=== Prompt ===
Type out the data exactly as given. Skip any image.

=== Provided material ===

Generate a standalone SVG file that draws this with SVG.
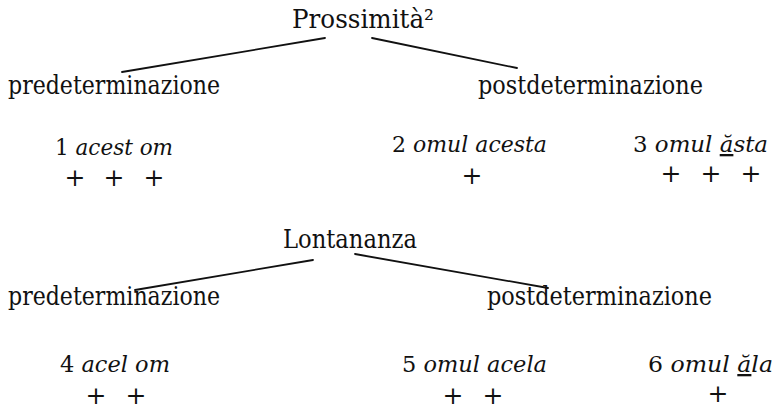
<svg xmlns="http://www.w3.org/2000/svg" width="780" height="409" viewBox="0 0 780 409">
  <style>
    text { font-family: "DejaVu Serif", "Liberation Serif", serif; fill: #111; }
    .head { font-size: 25.5px; }
    .lab { font-size: 23px; }
    .it { font-style: italic; }
    .plus { font-size: 25px; text-anchor: middle; }
    .edge { stroke: #111; stroke-width: 1.8; fill: none; stroke-linecap: round; }
  </style>
  <rect width="780" height="409" fill="#fff"/>

  <!-- connectors -->
  <g id="connectors">
    <line class="edge" x1="325" y1="38" x2="122" y2="72"/>
    <line class="edge" x1="372" y1="38" x2="517" y2="68"/>
    <line class="edge" x1="313" y1="260" x2="135" y2="290"/>
    <line class="edge" x1="355" y1="254" x2="548" y2="288"/>
  </g>

  <!-- upper tree: proximity -->
  <g id="prossimita">
    <text class="head" x="292" y="28" textLength="142" lengthAdjust="spacingAndGlyphs">Prossimità²</text>
  </g>
  <g id="pre1">
    <text class="head" x="8" y="94" textLength="212" lengthAdjust="spacingAndGlyphs">predeterminazione</text>
  </g>
  <g id="post1">
    <text class="head" x="478" y="94" textLength="225" lengthAdjust="spacingAndGlyphs">postdeterminazione</text>
  </g>
  <g id="ex1">
    <text class="lab" x="55" y="155" textLength="118" lengthAdjust="spacingAndGlyphs">1 <tspan class="it">acest om</tspan></text>
    <text class="plus" x="75" y="186">+</text>
    <text class="plus" x="114" y="186">+</text>
    <text class="plus" x="154" y="186">+</text>
  </g>
  <g id="ex2">
    <text class="lab" x="392" y="152" textLength="155" lengthAdjust="spacingAndGlyphs">2 <tspan class="it">omul acesta</tspan></text>
    <text class="plus" x="472" y="184">+</text>
  </g>
  <g id="ex3">
    <text class="lab" x="633" y="152" textLength="135" lengthAdjust="spacingAndGlyphs">3 <tspan class="it">omul <tspan text-decoration="underline">ă</tspan>sta</tspan></text>
    <text class="plus" x="671" y="182">+</text>
    <text class="plus" x="711" y="182">+</text>
    <text class="plus" x="751" y="182">+</text>
  </g>

  <!-- lower tree: distance -->
  <g id="lontananza">
    <text class="head" x="283" y="248" textLength="134" lengthAdjust="spacingAndGlyphs">Lontananza</text>
  </g>
  <g id="pre2">
    <text class="head" x="8" y="305" textLength="212" lengthAdjust="spacingAndGlyphs">predeterminazione</text>
  </g>
  <g id="post2">
    <text class="head" x="487" y="305" textLength="225" lengthAdjust="spacingAndGlyphs">postdeterminazione</text>
  </g>
  <g id="ex4">
    <text class="lab" x="60" y="372" textLength="110" lengthAdjust="spacingAndGlyphs">4 <tspan class="it">acel om</tspan></text>
    <text class="plus" x="96" y="404">+</text>
    <text class="plus" x="136" y="404">+</text>
  </g>
  <g id="ex5">
    <text class="lab" x="402" y="372" textLength="145" lengthAdjust="spacingAndGlyphs">5 <tspan class="it">omul acela</tspan></text>
    <text class="plus" x="453" y="404">+</text>
    <text class="plus" x="493" y="404">+</text>
  </g>
  <g id="ex6">
    <text class="lab" x="648" y="372" textLength="125" lengthAdjust="spacingAndGlyphs">6 <tspan class="it">omul <tspan text-decoration="underline">ă</tspan>la</tspan></text>
    <text class="plus" x="718" y="402">+</text>
  </g>
</svg>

=== Solved problem ===
Generate a standalone SVG file that draws this with SVG.
<svg xmlns="http://www.w3.org/2000/svg" width="780" height="409" viewBox="0 0 780 409">
  <style>
    text { font-family: "DejaVu Serif", "Liberation Serif", serif; fill: #111; }
    .head { font-size: 25.5px; }
    .lab { font-size: 23px; }
    .it { font-style: italic; }
    .plus { font-size: 25px; text-anchor: middle; }
    .edge { stroke: #111; stroke-width: 1.8; fill: none; stroke-linecap: round; }
  </style>
  <rect width="780" height="409" fill="#fff"/>

  <!-- connectors -->
  <g id="connectors">
    <line class="edge" x1="325" y1="38" x2="122" y2="72"/>
    <line class="edge" x1="372" y1="38" x2="517" y2="68"/>
    <line class="edge" x1="313" y1="260" x2="135" y2="290"/>
    <line class="edge" x1="355" y1="254" x2="548" y2="288"/>
  </g>

  <!-- upper tree: proximity -->
  <g id="prossimita">
    <text class="head" x="292" y="28" textLength="142" lengthAdjust="spacingAndGlyphs">Prossimità²</text>
  </g>
  <g id="pre1">
    <text class="head" x="8" y="94" textLength="212" lengthAdjust="spacingAndGlyphs">predeterminazione</text>
  </g>
  <g id="post1">
    <text class="head" x="478" y="94" textLength="225" lengthAdjust="spacingAndGlyphs">postdeterminazione</text>
  </g>
  <g id="ex1">
    <text class="lab" x="55" y="155" textLength="118" lengthAdjust="spacingAndGlyphs">1 <tspan class="it">acest om</tspan></text>
    <text class="plus" x="75" y="186">+</text>
    <text class="plus" x="114" y="186">+</text>
    <text class="plus" x="154" y="186">+</text>
  </g>
  <g id="ex2">
    <text class="lab" x="392" y="152" textLength="155" lengthAdjust="spacingAndGlyphs">2 <tspan class="it">omul acesta</tspan></text>
    <text class="plus" x="472" y="184">+</text>
  </g>
  <g id="ex3">
    <text class="lab" x="633" y="152" textLength="135" lengthAdjust="spacingAndGlyphs">3 <tspan class="it">omul <tspan text-decoration="underline">ă</tspan>sta</tspan></text>
    <text class="plus" x="671" y="182">+</text>
    <text class="plus" x="711" y="182">+</text>
    <text class="plus" x="751" y="182">+</text>
  </g>

  <!-- lower tree: distance -->
  <g id="lontananza">
    <text class="head" x="283" y="248" textLength="134" lengthAdjust="spacingAndGlyphs">Lontananza</text>
  </g>
  <g id="pre2">
    <text class="head" x="8" y="305" textLength="212" lengthAdjust="spacingAndGlyphs">predeterminazione</text>
  </g>
  <g id="post2">
    <text class="head" x="487" y="305" textLength="225" lengthAdjust="spacingAndGlyphs">postdeterminazione</text>
  </g>
  <g id="ex4">
    <text class="lab" x="60" y="372" textLength="110" lengthAdjust="spacingAndGlyphs">4 <tspan class="it">acel om</tspan></text>
    <text class="plus" x="96" y="404">+</text>
    <text class="plus" x="136" y="404">+</text>
  </g>
  <g id="ex5">
    <text class="lab" x="402" y="372" textLength="145" lengthAdjust="spacingAndGlyphs">5 <tspan class="it">omul acela</tspan></text>
    <text class="plus" x="453" y="404">+</text>
    <text class="plus" x="493" y="404">+</text>
  </g>
  <g id="ex6">
    <text class="lab" x="648" y="372" textLength="125" lengthAdjust="spacingAndGlyphs">6 <tspan class="it">omul <tspan text-decoration="underline">ă</tspan>la</tspan></text>
    <text class="plus" x="718" y="402">+</text>
  </g>
</svg>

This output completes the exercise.